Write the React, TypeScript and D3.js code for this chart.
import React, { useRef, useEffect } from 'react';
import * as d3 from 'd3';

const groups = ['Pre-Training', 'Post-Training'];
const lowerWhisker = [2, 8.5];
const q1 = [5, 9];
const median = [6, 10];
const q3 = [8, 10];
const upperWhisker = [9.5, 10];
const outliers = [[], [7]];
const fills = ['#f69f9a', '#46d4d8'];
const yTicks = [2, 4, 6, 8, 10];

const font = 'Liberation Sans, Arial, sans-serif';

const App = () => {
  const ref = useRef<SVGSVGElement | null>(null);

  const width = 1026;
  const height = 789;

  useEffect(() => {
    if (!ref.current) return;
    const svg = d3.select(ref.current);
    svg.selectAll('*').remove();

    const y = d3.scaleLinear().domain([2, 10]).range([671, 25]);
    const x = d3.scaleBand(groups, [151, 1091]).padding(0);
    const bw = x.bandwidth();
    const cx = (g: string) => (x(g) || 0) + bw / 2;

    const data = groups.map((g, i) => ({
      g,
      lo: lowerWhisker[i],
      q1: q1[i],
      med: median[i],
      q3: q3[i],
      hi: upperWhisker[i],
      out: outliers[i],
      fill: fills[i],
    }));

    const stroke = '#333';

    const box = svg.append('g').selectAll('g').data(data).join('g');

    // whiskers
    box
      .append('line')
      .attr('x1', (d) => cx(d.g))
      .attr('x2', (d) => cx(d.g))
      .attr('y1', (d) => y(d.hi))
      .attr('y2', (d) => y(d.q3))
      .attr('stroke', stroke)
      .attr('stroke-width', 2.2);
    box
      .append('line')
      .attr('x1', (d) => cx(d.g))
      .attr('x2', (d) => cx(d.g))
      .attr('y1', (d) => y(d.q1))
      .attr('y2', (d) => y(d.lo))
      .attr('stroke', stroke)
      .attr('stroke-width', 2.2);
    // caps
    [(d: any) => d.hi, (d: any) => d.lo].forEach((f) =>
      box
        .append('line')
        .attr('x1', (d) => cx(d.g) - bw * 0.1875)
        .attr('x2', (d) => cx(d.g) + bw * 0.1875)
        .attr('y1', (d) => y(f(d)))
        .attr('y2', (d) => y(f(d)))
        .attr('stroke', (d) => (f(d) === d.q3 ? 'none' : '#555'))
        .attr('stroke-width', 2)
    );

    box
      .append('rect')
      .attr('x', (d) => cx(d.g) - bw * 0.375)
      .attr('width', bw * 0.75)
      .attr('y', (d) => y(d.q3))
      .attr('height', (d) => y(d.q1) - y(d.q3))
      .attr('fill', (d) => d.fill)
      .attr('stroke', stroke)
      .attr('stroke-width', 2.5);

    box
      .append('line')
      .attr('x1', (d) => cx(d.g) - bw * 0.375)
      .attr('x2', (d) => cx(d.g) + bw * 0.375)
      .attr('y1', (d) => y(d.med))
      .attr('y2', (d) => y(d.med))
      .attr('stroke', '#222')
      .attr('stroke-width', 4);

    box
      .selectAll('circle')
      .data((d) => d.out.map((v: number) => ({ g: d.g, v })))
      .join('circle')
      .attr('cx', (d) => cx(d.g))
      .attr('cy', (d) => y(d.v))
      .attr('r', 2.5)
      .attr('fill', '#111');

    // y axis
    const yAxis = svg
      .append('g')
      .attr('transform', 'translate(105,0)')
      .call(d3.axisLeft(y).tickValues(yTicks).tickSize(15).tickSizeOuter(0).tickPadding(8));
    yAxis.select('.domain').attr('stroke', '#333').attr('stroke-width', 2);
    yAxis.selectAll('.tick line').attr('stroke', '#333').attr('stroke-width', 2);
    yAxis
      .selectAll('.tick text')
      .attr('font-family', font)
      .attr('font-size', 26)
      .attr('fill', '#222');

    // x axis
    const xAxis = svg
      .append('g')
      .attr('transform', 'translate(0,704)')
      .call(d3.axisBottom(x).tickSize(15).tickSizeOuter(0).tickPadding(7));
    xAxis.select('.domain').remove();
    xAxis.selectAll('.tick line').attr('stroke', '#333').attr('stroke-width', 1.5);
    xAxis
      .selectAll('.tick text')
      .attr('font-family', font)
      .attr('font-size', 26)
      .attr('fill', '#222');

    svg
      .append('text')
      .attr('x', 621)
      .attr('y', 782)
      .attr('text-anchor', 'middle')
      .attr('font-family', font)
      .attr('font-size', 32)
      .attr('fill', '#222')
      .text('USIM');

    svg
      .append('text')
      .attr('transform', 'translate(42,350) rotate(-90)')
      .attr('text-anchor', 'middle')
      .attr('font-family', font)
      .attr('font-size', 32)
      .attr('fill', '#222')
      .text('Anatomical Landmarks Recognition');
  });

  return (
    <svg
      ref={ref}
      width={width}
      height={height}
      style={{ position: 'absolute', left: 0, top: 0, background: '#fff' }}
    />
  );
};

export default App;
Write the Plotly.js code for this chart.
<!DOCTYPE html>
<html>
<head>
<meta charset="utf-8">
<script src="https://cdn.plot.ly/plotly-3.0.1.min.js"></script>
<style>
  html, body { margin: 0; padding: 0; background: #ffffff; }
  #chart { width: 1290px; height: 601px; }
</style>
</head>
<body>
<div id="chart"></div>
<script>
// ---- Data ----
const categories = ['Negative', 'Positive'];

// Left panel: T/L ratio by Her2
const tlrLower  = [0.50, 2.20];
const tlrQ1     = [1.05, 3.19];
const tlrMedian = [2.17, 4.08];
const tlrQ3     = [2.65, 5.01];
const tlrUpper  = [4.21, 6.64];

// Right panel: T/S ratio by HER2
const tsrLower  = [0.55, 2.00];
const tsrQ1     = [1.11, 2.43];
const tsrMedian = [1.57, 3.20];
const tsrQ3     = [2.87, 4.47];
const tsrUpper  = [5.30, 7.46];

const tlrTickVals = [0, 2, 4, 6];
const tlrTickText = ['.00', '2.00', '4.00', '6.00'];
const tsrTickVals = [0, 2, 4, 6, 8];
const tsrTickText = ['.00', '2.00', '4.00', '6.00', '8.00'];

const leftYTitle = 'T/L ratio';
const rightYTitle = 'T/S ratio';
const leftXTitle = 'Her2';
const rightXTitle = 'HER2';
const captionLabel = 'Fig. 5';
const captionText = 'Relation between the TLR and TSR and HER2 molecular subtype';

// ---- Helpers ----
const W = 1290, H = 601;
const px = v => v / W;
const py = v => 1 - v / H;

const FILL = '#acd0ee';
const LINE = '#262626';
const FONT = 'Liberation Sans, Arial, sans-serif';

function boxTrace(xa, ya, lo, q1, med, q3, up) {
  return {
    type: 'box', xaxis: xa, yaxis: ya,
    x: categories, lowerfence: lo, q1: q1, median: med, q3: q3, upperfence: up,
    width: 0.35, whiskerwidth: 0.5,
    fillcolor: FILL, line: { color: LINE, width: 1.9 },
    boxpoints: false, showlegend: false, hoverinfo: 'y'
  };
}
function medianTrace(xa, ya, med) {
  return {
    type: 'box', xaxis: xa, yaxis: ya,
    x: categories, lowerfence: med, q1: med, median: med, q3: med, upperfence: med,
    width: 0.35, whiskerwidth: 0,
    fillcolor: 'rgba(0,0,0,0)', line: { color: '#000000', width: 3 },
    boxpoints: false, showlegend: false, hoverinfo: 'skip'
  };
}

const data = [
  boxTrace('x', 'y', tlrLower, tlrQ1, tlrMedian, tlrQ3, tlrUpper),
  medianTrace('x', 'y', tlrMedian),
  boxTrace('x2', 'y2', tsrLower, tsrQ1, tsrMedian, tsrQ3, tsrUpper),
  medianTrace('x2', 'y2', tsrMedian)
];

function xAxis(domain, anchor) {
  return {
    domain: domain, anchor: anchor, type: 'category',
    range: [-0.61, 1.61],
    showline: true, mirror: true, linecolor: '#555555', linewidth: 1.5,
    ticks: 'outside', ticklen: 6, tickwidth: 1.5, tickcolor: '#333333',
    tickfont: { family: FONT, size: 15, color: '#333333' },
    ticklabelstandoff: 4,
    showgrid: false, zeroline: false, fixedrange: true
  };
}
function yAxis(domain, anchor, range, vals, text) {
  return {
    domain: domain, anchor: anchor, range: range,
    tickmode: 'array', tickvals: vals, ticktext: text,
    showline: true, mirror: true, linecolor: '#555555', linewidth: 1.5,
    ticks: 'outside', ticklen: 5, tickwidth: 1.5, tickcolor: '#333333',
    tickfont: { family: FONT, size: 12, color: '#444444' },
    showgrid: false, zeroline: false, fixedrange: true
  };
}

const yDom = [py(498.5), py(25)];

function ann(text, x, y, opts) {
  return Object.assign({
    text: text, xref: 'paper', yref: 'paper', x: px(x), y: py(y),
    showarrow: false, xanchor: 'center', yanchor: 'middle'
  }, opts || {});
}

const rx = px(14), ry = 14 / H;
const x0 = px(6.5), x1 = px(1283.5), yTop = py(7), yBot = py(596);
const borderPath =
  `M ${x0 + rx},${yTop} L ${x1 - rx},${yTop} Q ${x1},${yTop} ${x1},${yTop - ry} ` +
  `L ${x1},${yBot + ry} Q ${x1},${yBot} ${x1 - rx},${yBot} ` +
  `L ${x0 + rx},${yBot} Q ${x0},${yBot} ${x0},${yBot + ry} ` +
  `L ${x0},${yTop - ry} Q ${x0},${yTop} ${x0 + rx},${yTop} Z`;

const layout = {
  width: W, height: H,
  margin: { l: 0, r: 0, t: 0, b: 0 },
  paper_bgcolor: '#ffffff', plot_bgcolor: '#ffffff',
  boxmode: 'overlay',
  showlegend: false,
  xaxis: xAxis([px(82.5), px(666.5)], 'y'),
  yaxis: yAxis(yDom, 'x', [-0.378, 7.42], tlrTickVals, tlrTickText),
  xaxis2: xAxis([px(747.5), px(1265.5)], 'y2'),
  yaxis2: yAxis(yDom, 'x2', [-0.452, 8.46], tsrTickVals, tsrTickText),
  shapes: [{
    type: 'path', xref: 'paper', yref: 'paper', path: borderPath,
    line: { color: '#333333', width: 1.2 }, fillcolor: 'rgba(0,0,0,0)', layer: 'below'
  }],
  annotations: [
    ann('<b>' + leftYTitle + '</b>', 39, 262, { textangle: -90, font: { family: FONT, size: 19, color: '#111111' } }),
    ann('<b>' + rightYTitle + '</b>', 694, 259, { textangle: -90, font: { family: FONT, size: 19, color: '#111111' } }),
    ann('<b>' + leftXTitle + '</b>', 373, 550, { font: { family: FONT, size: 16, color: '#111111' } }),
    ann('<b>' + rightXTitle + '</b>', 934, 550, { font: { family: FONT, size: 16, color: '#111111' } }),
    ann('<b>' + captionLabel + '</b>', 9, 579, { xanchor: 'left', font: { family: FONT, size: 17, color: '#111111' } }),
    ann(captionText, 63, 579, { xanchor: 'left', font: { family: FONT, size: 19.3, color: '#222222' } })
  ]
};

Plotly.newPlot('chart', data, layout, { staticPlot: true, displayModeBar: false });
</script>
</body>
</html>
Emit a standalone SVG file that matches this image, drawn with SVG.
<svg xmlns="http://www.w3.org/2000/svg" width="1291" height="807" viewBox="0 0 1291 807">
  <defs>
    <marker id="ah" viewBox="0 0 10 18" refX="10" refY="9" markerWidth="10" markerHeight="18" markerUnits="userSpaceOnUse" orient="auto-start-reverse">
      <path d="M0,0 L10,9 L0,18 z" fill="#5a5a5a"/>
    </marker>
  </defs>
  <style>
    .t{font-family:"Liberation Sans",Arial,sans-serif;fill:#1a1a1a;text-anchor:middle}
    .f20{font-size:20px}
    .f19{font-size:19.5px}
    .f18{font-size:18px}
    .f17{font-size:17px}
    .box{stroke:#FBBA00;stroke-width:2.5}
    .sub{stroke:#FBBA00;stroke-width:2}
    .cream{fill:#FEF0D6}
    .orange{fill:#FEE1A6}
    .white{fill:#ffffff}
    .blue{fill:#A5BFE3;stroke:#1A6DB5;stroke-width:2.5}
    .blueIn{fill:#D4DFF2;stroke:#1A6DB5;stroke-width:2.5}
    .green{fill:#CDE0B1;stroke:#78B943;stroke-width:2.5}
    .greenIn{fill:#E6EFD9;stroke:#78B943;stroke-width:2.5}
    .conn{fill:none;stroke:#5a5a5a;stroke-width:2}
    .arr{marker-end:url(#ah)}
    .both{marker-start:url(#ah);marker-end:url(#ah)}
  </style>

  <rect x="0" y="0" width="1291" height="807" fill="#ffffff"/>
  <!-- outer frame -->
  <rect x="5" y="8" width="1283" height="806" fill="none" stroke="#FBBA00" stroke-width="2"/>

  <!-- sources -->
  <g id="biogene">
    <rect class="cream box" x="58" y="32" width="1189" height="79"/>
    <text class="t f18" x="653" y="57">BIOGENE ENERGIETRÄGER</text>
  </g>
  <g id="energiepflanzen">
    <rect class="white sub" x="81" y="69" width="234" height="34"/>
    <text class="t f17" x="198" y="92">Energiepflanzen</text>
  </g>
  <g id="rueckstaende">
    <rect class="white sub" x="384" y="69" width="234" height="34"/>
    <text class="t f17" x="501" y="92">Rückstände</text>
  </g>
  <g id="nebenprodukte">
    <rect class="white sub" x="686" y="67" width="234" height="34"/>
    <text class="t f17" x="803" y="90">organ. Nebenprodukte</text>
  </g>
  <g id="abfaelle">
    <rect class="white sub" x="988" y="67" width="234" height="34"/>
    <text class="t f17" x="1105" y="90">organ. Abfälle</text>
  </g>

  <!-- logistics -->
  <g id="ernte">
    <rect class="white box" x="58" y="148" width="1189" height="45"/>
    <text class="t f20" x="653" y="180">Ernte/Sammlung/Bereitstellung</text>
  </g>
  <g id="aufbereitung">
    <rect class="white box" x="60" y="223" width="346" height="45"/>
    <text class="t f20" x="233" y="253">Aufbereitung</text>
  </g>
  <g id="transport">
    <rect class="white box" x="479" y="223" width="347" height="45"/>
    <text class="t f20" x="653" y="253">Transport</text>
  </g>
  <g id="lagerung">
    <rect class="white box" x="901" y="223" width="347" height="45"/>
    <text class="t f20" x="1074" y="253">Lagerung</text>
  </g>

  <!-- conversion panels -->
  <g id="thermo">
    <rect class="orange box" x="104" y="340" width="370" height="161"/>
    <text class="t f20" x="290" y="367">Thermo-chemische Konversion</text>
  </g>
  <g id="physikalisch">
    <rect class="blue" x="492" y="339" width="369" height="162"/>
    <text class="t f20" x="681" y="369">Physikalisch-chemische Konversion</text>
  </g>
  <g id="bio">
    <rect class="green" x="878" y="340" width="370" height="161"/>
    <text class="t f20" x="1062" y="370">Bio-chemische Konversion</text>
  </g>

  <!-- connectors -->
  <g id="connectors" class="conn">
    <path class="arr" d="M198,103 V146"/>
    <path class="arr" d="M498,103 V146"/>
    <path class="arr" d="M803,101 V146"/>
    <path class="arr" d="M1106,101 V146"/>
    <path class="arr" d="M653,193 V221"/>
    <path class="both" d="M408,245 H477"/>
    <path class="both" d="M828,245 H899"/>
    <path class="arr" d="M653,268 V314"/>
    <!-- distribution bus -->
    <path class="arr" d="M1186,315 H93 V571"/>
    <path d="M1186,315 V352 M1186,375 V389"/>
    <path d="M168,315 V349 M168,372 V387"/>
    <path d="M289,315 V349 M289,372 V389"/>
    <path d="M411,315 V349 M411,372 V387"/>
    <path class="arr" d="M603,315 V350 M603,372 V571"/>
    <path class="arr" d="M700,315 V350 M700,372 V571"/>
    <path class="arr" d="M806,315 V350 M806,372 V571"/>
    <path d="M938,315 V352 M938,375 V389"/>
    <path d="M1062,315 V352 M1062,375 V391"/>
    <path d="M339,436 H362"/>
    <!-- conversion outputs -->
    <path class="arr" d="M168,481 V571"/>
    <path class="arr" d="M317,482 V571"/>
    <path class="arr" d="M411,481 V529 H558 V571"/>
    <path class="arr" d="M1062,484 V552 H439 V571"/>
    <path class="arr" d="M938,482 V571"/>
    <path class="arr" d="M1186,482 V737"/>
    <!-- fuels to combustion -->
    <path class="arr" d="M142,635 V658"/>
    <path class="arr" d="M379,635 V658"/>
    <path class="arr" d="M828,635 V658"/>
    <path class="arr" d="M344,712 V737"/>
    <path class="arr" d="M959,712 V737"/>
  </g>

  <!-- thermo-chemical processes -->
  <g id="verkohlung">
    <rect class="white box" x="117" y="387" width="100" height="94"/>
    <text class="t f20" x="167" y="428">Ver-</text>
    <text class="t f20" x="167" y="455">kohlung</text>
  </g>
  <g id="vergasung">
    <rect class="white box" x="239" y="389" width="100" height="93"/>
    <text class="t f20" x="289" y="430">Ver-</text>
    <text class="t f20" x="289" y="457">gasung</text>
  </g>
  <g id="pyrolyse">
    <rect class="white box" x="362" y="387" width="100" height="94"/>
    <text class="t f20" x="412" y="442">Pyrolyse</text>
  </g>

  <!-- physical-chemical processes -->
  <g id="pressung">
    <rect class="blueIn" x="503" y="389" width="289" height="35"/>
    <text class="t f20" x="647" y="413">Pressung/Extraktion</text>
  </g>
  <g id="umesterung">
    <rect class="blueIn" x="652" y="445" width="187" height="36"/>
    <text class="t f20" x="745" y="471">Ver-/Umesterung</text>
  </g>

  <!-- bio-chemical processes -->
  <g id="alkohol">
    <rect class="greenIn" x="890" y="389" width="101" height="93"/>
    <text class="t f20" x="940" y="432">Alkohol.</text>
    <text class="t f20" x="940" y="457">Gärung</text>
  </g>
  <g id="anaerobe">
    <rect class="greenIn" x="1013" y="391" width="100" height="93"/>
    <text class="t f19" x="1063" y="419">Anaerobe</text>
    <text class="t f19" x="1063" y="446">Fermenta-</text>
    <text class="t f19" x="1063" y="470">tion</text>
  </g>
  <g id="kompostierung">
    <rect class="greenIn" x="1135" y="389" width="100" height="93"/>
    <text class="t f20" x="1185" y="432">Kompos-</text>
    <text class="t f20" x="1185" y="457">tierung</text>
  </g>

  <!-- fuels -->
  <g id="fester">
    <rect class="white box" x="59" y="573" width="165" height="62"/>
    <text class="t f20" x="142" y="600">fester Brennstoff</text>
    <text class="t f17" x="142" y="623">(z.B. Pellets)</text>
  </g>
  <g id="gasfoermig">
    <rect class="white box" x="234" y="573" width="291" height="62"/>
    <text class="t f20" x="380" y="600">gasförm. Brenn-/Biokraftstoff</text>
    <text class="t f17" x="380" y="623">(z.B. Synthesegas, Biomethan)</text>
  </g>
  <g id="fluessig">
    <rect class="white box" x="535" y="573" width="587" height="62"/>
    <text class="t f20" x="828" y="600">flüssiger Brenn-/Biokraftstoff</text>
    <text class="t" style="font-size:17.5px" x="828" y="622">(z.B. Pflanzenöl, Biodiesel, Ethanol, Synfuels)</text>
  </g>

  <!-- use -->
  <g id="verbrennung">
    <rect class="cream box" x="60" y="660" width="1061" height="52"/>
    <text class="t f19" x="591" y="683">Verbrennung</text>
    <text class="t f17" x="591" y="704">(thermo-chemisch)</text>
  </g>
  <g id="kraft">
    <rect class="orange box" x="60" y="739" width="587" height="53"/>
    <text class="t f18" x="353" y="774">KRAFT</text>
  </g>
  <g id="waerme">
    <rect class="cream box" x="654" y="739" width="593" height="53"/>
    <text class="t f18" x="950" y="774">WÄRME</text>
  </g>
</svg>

☆ ☆ ☆ ☆

#### The exercise:
Print exactly, and only, the lines beginning at the top of the listing and ending at the line with "const cx = (g: string)".

#### Reply:
Write the React, TypeScript and D3.js code for this chart.
import React, { useRef, useEffect } from 'react';
import * as d3 from 'd3';

const groups = ['Pre-Training', 'Post-Training'];
const lowerWhisker = [2, 8.5];
const q1 = [5, 9];
const median = [6, 10];
const q3 = [8, 10];
const upperWhisker = [9.5, 10];
const outliers = [[], [7]];
const fills = ['#f69f9a', '#46d4d8'];
const yTicks = [2, 4, 6, 8, 10];

const font = 'Liberation Sans, Arial, sans-serif';

const App = () => {
  const ref = useRef<SVGSVGElement | null>(null);

  const width = 1026;
  const height = 789;

  useEffect(() => {
    if (!ref.current) return;
    const svg = d3.select(ref.current);
    svg.selectAll('*').remove();

    const y = d3.scaleLinear().domain([2, 10]).range([671, 25]);
    const x = d3.scaleBand(groups, [151, 1091]).padding(0);
    const bw = x.bandwidth();
    const cx = (g: string) => (x(g) || 0) + bw / 2;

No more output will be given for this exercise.